In June of this year, we had the first read-through of a play called The Drifting. The script was immense: an intricate collection of work, stitched and woven together by Rowan.

Within it, a vast variety of characters and scenes, dialogue and dynamics, exploded into art that was irreverent, relevant and riotous. The fruits of our labour, or maybe the buds or leaves or something - all shining, all glittering, on the page and on the screen. The atmosphere, even via the kind of surreal medium of Zoom, fizzled with thrill. It buzzed.

I was reading the part of Vesta, a character that I created, and elated to be doing so. It was very gratifying to see my writing and ideas woven into the tapestry of this knock-out play; I felt that I was a part of something phenomenal. It was satisfying that I helped to make it, but also startling because it was looking and cooking up to be so en pointe and so spectacular.

That first script was an absolute riot but, possibly, it was far too long. We didn’t get through the whole thing as it massively overran and everyone had to go. But it was very exciting.

Over the next couple of months, Rowan passed the script on to Abi Hood and I harassed the team several times about when the next read-through would be, when would there be castings? etc, etc. While the previous three months had sort of drifted, the next two raced. (But is that not always the way when it comes to the summer?)

In August, The Drifting became Atlantis and the script transformed once again: into this slick, stream-lined production.

Because no one could possibly be expected to watch a several-hours-long show, even with so many incredible voices and visuals… or, because it’s going to be an immersive experience, continue to walk on and on through dystopian disaster for that amount of time, Abi had to execute many of the wonderful characters who made their appearance in the first script. I suppose their souls got sucked up into the other characters, into the feel of it all.

The second read-through stayed more on schedule. We also all had a chance at the end to offer input and ideas (what did we like? What didn’t we?), and these were taken on board to create the really super script which is the current version of Atlantis. So we’ve had to say goodbye to the original show-opener, The Drifting Man. We can’t spare him any change.

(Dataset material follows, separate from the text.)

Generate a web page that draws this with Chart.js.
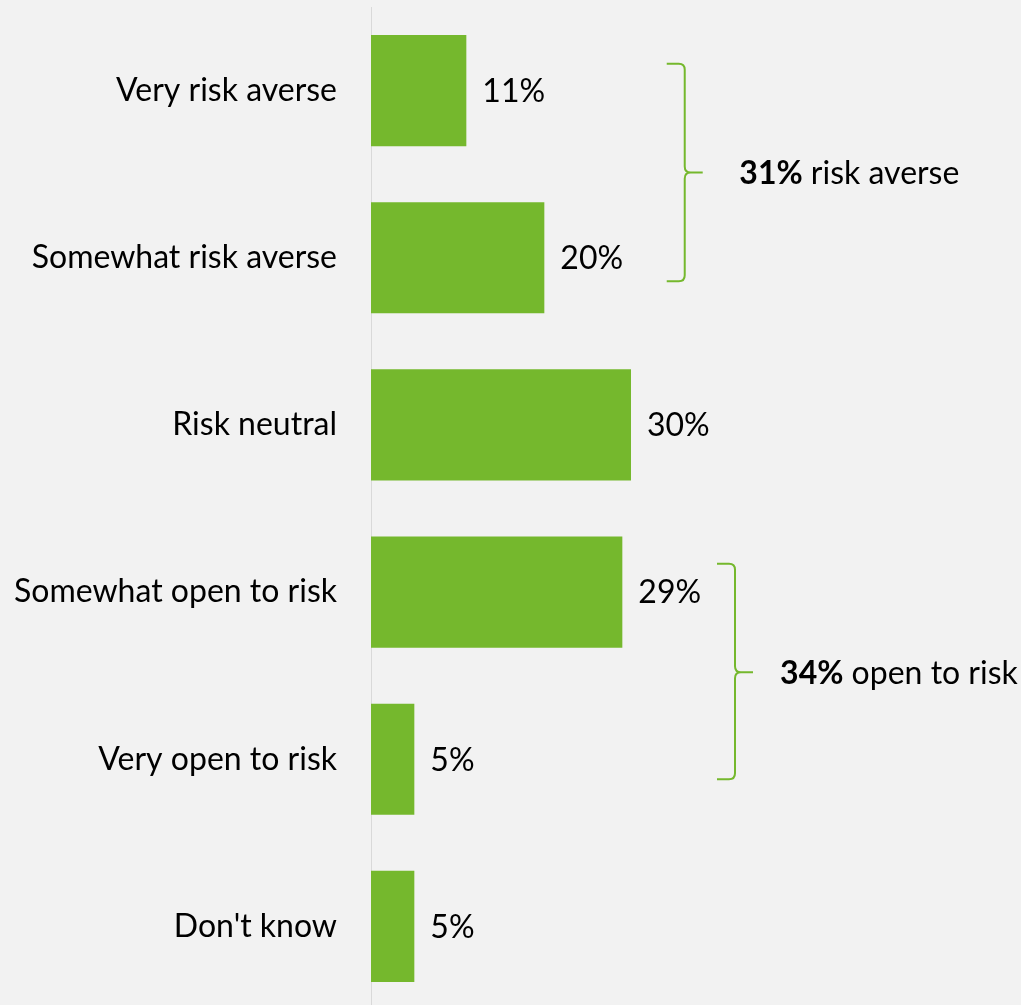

Watch out for proposals in profit and gain, who’s really out to benefit? And why does Noah want to keep us all quiet? Why should we never fight, even when we’re (pi)-right?

…But it’s still open to editing. Everyone is given a say. Right up to the last moment.

The show is now less than a month from opening. Rehearsals are set to run in a week. I managed to snag the role of Vesta who has evolved in front of my eyes into -

Eh, you’ll have to wait and see.

It’s setting up to be a tremendous experience; a wet and wonderful thrill-seeking ride. Please bring waterproofs, wellies and smiles. You may be in for a bumpy ride.